The city was in fact predominately "Anglo" for a number of decades in
the 20th century, and is now "full of Mexicans" for now reason other
than the simple fact that Latino immigration to Southern California
has increased substantially since the mid-20th century and "inner-city
L.A. suburbs" like Huntington Park with their close-in locations,
access to industrial areas, proximity to the traditional Latino
stronghold of East Los Angeles, and relatively poor housing stock and
lack of desirability for even somewhat upwardly-mobile whites, are
some of the most heavily-Hispanic communities in the L.A. area, for
just those reasons above.
Subject: Re: History of the LA Area
From: jmoncriefj-ga on 31 Mar 2006 13:10 PST
 
I just want to clarify one part of my comment.

In my comment "the area was in fact extremely sparsely populated, and
those that did live there were more likely to speak native languages
than Spanish," the "there" I'm referring to is California rather than
Huntington Park specifically. It sounds as if HP was part of a large
rancho owned by a Mexican family at the time of U.S. annexation, so I
imagine Spanish was the predominate language of what is now HP itself
in the 1840s, although perhaps only a very few number of people lived
there.  I stand by my comment about native Indian languages for the
state as a whole, however, in the 1840s, and certainly by my comment
that the Latino residents of today's HP can trace their ancestry to
places in what is now Mexico and points further south rather than to
what is now California.
Subject: Re: History of the LA Area
From: jmoncriefj-ga on 31 Mar 2006 13:15 PST
 
Wikipedia's entry on Huntington Park
http://en.wikipedia.org/wiki/Huntington_Park%2C_California is nearly
perfect, and should answer your question much better than my attempts
above:

>>>> Named for prominent industrialist Henry Huntington, Huntington
Park was incorporated in 1906 as a streetcar suburb for workers in the
rapidly expanding industries to the southeast of downtown Los Angeles.
(To this day, about 30% of its residents work at factories in nearby
Vernon and Commerce. [1]) The stretch of Pacific Avenue in downtown
Huntington Park was a major commercial district serving the city's
largely working-class residents, as well as those of neighboring
cities such as Bell, Cudahy, and South Gate. As with most of the other
cities along the corridor stretching along the Los Angeles River to
the south and southeast of downtown Los Angeles, Huntington Park was
an almost exclusively white community during most of its history;
Alameda Street and Slauson Avenue, which were fiercely defended
segregation lines in the 1950s, separated it from black areas.

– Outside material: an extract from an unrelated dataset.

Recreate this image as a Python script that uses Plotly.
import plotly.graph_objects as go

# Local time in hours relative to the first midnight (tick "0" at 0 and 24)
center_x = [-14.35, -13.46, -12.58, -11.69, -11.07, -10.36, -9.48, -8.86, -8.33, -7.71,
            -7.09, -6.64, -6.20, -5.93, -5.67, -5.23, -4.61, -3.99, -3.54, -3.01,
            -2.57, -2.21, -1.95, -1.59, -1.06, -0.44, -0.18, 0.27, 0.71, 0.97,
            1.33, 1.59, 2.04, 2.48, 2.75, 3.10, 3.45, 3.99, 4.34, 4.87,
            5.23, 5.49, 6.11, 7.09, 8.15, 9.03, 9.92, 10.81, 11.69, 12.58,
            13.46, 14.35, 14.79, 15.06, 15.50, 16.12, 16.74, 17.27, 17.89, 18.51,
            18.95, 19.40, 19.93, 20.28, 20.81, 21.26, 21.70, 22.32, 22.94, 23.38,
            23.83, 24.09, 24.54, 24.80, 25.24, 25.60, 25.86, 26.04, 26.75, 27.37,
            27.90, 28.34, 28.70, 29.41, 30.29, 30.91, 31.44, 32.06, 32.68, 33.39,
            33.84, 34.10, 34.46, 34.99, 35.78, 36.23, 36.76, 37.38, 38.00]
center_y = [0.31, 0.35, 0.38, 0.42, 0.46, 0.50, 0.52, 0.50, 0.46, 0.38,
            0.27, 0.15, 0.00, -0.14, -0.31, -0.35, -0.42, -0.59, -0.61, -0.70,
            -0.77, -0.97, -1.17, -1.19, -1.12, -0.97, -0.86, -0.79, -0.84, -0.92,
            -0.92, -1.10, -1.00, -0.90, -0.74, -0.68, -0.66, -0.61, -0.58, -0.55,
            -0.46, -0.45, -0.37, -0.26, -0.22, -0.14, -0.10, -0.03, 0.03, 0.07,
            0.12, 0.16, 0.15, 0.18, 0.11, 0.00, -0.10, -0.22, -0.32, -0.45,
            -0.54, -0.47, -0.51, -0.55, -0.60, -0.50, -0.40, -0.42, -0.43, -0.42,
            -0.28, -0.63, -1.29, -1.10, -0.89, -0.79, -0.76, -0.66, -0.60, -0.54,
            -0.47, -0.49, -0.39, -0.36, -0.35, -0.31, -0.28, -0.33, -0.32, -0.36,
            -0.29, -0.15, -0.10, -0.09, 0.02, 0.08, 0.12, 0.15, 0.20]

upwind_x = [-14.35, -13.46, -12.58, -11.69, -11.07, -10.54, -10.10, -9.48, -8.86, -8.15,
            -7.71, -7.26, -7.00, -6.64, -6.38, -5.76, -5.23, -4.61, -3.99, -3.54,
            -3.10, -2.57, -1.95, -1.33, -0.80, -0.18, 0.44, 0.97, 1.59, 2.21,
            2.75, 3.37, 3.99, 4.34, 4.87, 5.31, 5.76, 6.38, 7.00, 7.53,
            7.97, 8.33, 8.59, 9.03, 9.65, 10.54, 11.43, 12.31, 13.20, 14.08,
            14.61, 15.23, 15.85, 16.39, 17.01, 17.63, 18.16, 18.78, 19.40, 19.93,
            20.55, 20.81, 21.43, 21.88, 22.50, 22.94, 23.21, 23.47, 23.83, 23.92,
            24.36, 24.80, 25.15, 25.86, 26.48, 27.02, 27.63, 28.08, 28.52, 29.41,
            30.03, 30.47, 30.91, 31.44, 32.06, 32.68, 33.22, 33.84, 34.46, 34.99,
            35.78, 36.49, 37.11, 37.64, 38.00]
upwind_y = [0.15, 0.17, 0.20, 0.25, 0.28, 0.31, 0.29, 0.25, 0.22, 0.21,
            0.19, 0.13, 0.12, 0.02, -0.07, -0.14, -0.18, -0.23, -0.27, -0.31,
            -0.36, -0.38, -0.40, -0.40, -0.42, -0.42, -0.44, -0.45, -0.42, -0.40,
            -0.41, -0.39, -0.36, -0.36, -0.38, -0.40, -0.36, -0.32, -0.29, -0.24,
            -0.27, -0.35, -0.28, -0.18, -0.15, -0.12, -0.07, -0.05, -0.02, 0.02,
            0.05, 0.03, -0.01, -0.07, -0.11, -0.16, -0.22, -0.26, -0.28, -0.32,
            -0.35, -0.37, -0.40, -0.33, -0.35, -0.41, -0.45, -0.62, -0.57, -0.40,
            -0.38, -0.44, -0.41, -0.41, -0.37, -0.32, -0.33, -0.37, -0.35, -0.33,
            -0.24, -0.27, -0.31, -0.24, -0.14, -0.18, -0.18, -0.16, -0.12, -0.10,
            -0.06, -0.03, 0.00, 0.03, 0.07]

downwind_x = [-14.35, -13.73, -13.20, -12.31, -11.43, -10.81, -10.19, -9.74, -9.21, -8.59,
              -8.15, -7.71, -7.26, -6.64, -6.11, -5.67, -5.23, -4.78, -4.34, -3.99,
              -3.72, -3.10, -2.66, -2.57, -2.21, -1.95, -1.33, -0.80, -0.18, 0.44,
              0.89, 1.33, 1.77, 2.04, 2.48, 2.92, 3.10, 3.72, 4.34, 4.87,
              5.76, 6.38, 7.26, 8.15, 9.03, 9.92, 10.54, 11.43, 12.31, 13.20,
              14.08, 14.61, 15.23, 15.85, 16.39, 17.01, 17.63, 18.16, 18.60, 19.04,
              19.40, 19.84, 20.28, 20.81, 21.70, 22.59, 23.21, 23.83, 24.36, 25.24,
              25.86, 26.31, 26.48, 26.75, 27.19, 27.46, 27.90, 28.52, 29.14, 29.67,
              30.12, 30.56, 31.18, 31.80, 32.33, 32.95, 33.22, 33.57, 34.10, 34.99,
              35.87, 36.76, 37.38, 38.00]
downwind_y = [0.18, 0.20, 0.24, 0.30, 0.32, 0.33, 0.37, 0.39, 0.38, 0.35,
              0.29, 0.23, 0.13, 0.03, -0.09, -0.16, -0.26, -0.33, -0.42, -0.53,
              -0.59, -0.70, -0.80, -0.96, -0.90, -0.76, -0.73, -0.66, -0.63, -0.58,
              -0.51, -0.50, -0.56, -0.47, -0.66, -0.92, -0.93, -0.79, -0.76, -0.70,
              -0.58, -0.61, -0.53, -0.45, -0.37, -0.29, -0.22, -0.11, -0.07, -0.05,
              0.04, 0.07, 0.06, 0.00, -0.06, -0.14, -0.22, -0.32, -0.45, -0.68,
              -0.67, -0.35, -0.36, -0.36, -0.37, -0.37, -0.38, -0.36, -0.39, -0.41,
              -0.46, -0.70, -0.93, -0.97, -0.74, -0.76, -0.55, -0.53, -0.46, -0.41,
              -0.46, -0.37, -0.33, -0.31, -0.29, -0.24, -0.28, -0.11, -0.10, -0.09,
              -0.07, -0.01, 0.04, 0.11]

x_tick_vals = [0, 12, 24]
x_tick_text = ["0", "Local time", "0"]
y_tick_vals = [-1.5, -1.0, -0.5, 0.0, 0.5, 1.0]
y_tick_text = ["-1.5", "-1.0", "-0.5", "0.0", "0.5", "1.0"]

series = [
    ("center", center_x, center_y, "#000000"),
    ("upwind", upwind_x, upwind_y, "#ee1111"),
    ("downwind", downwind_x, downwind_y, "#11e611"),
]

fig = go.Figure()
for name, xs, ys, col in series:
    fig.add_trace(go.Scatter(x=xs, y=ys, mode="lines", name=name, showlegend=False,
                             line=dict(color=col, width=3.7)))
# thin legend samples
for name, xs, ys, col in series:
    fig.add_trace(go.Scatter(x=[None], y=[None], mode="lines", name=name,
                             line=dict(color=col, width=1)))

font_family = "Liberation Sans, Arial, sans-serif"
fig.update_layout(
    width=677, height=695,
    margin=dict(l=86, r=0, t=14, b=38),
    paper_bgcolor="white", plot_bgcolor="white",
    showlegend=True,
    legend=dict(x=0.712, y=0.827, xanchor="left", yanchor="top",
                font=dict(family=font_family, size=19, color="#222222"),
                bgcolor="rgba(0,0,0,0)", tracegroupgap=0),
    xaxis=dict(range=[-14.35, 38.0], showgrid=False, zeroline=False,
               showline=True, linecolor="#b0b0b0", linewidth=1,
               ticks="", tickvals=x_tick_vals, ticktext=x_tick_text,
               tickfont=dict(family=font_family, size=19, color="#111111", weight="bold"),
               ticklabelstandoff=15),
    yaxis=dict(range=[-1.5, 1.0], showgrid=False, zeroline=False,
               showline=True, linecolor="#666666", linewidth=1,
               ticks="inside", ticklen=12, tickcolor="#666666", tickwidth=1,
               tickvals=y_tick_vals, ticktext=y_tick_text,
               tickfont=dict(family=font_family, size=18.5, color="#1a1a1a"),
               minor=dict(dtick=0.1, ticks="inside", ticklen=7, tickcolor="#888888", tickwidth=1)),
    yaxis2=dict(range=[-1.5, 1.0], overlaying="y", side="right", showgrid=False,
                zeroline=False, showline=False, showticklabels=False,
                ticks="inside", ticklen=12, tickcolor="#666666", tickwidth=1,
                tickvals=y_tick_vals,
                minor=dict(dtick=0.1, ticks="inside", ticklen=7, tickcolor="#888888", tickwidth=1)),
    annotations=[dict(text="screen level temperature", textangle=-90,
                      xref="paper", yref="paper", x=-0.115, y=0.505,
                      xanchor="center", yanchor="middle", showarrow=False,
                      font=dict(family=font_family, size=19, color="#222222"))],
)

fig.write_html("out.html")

The changes that shaped Los Angeles from the late 1970s onward--the
decline of American manufacturing that began in the 1970s; the rapid
growth of newer suburbs in Orange County and the eastern San Gabriel
and western San Fernando valleys; the collapse of the aerospace and
defense industry at the end of the Cold War; and the implosion of the
Southern California real estate boom in the early 1990s--resulted in
the wholesale departure of virtually all of the white population of
Huntington Park by the mid-1990s. The vacuum was filled almost
entirely by two groups of Latinos: upwardly mobile families eager to
leave the barrios of East Los Angeles, and recent Mexican immigrants
(mostly undocumented) displaced by rapid economic changes in their
homeland. Today, Pacific Boulevard is once again a thriving commercial
strip, serving once again as a major retail center for working-class
residents of southeastern Los Angeles County--but unlike its previous
heyday of the 1930s, the signs along the avenue's storefronts are
virtually all in Spanish.<<<<<<
Subject: Re: History of the LA Area
From: myoarin-ga on 31 Mar 2006 15:00 PST
 
If you look at this site you will see that Huntington Park was founded
as a working class community, and still is, hence a likely place for
Hispanics to settle as they became established and home owners.